## What to do
Identify and pull out each line of the entries in which "React" occurs.

[start]

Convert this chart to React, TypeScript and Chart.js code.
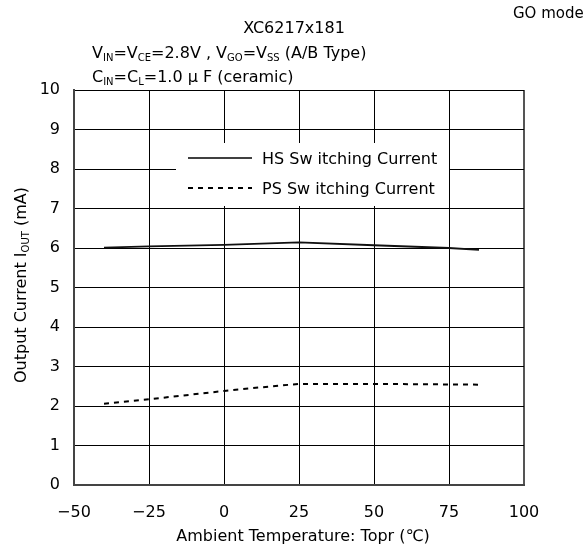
import React, { useEffect, useRef } from "react";
import { Chart, registerables } from "chart.js";

Chart.register(...registerables);

const hsTemps = [-40, -25, 0, 25, 50, 75, 85];
const hsValues = [6.01, 6.04, 6.08, 6.14, 6.07, 6.0, 5.95];
const psTemps = [-40, -25, 0, 12, 25, 50, 85];
const psValues = [2.06, 2.17, 2.38, 2.47, 2.56, 2.56, 2.54];
const xTicks = [-50, -25, 0, 25, 50, 75, 100];
const yTicks = [0, 1, 2, 3, 4, 5, 6, 7, 8, 9, 10];
const seriesNames = ["HS Sw itching Current", "PS Sw itching Current"];

const FONT = "DejaVu Sans";

type Seg = { t: string; sub?: boolean };

function richWidth(ctx: CanvasRenderingContext2D, segs: Seg[], size: number, subSize: number) {
  let w = 0;
  for (const s of segs) {
    ctx.font = `${s.sub ? subSize : size}px "${FONT}"`;
    w += ctx.measureText(s.t).width;
  }
  return w;
}

function drawRich(ctx: CanvasRenderingContext2D, segs: Seg[], x: number, y: number, size: number, subSize: number) {
  let cx = x;
  ctx.textBaseline = "alphabetic";
  ctx.textAlign = "left";
  for (const s of segs) {
    ctx.font = `${s.sub ? subSize : size}px "${FONT}"`;
    ctx.fillText(s.t, cx, s.sub ? y + 3 : y);
    cx += ctx.measureText(s.t).width;
  }
}

const textPlugin = {
  id: "texts",
  afterDraw(chart: any) {
    const ctx: CanvasRenderingContext2D = chart.ctx;
    ctx.save();
    ctx.fillStyle = "#000";
    // title
    ctx.font = `16px "${FONT}"`;
    ctx.textAlign = "center";
    ctx.textBaseline = "alphabetic";
    ctx.fillText("XC6217x181", 294, 33);
    ctx.textAlign = "left";
    ctx.font = `15px "${FONT}"`;
    ctx.fillText("GO mode", 513, 18);
    // subtitle lines
    drawRich(
      ctx,
      [
        { t: "V" }, { t: "IN", sub: true }, { t: "=V" }, { t: "CE", sub: true },
        { t: "=2.8V , V" }, { t: "GO", sub: true }, { t: "=V" }, { t: "SS", sub: true },
        { t: " (A/B Type)", sub: false },
      ],
      92, 58, 16, 10
    );
    drawRich(
      ctx,
      [
        { t: "C" }, { t: "IN", sub: true }, { t: "=C" }, { t: "L", sub: true },
        { t: "=1.0 μ F (ceramic)" },
      ],
      92, 82, 16, 10
    );
    // x title
    ctx.font = `16px "${FONT}"`;
    ctx.textAlign = "center";
    ctx.fillText("Ambient Temperature: Topr (℃)", 303, 541);
    // y title rotated
    const ySegs: Seg[] = [{ t: "Output Current I" }, { t: "OUT", sub: true }, { t: " (mA)" }];
    const w = richWidth(ctx, ySegs, 16, 10);
    ctx.save();
    ctx.translate(26, 285);
    ctx.rotate(-Math.PI / 2);
    drawRich(ctx, ySegs, -w / 2, 0, 16, 10);
    ctx.restore();

    // legend
    ctx.fillStyle = "#fff";
    ctx.fillRect(176, 143, 273, 63);
    ctx.strokeStyle = "#000";
    ctx.lineWidth = 1.5;
    ctx.setLineDash([]);
    ctx.beginPath();
    ctx.moveTo(188, 158);
    ctx.lineTo(252, 158);
    ctx.stroke();
    ctx.lineWidth = 2;
    ctx.setLineDash([5, 5]);
    ctx.beginPath();
    ctx.moveTo(188, 188);
    ctx.lineTo(252, 188);
    ctx.stroke();
    ctx.setLineDash([]);
    ctx.fillStyle = "#000";
    ctx.font = `16px "${FONT}"`;
    ctx.textAlign = "left";
    ctx.textBaseline = "middle";
    ctx.fillText(seriesNames[0], 262, 160);
    ctx.fillText(seriesNames[1], 262, 190);
    ctx.restore();
  },
};

export default function App() {
  const ref = useRef<HTMLCanvasElement>(null);
  useEffect(() => {
    if (!ref.current) return;
    const chart = new Chart(ref.current, {
      type: "line",
      data: {
        datasets: [
          {
            label: seriesNames[0],
            data: hsTemps.map((t, i) => ({ x: t, y: hsValues[i] })),
            borderColor: "#111",
            borderWidth: 1.8,
            pointRadius: 0,
            tension: 0,
          },
          {
            label: seriesNames[1],
            data: psTemps.map((t, i) => ({ x: t, y: psValues[i] })),
            borderColor: "#000",
            borderWidth: 2,
            borderDash: [5, 5],
            pointRadius: 0,
            tension: 0,
          },
        ],
      },
      options: {
        responsive: false,
        animation: false,
        layout: { padding: { top: 90, left: 0, right: 60, bottom: 0 } },
        plugins: { legend: { display: false }, tooltip: { enabled: false }, title: { display: false } },
        scales: {
          x: {
            type: "linear",
            min: -50,
            max: 100,
            afterBuildTicks: (s: any) => {
              s.ticks = xTicks.map((v) => ({ value: v }));
            },
            afterFit: (s: any) => {
              s.height = 69;
            },
            grid: {
              color: (c: any) => (c.tick && c.tick.value === 100 ? "#555" : "#000"),
              lineWidth: (c: any) => (c.tick && c.tick.value === 100 ? 2 : 1),
              drawTicks: false,
            },
            border: { color: "#444", width: 2 },
            ticks: {
              color: "#000",
              font: { family: FONT, size: 16 },
              padding: 18,
              maxRotation: 0,
              callback: (v: any) => String(v).replace("-", "−"),
            },
          },
          y: {
            min: 0,
            max: 10,
            afterBuildTicks: (s: any) => {
              s.ticks = yTicks.map((v) => ({ value: v }));
            },
            afterFit: (s: any) => {
              s.width = 74;
            },
            grid: { color: "#000", lineWidth: 1, drawTicks: false },
            border: { color: "#444", width: 2 },
            ticks: {
              color: "#000",
              font: { family: FONT, size: 16 },
              padding: 14,
            },
          },
        },
      },
      plugins: [textPlugin],
    } as any);
    return () => chart.destroy();
  }, []);
  return (
    <div style={{ position: "absolute", left: 0, top: 0, width: 584, height: 554, background: "#fff" }}>
      <canvas ref={ref} width={584} height={554} style={{ display: "block" }} />
    </div>
  );
}
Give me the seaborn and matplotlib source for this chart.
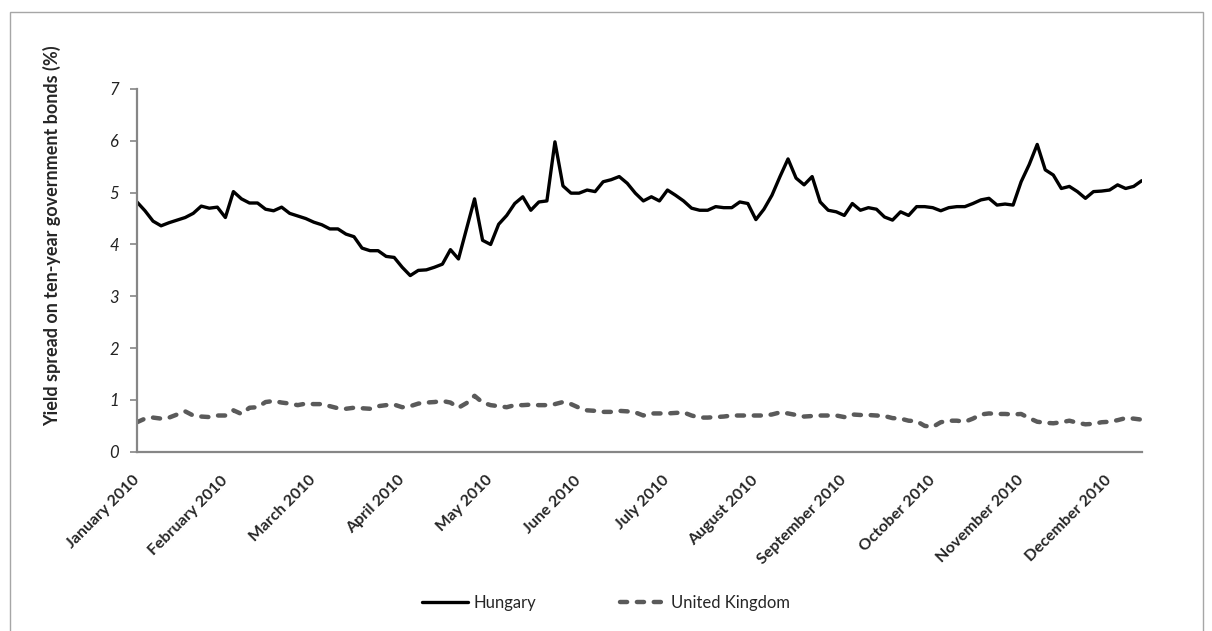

[end]

## Reply to the exercise
Convert this chart to React, TypeScript and Chart.js code.
import React, { useEffect, useRef } from "react";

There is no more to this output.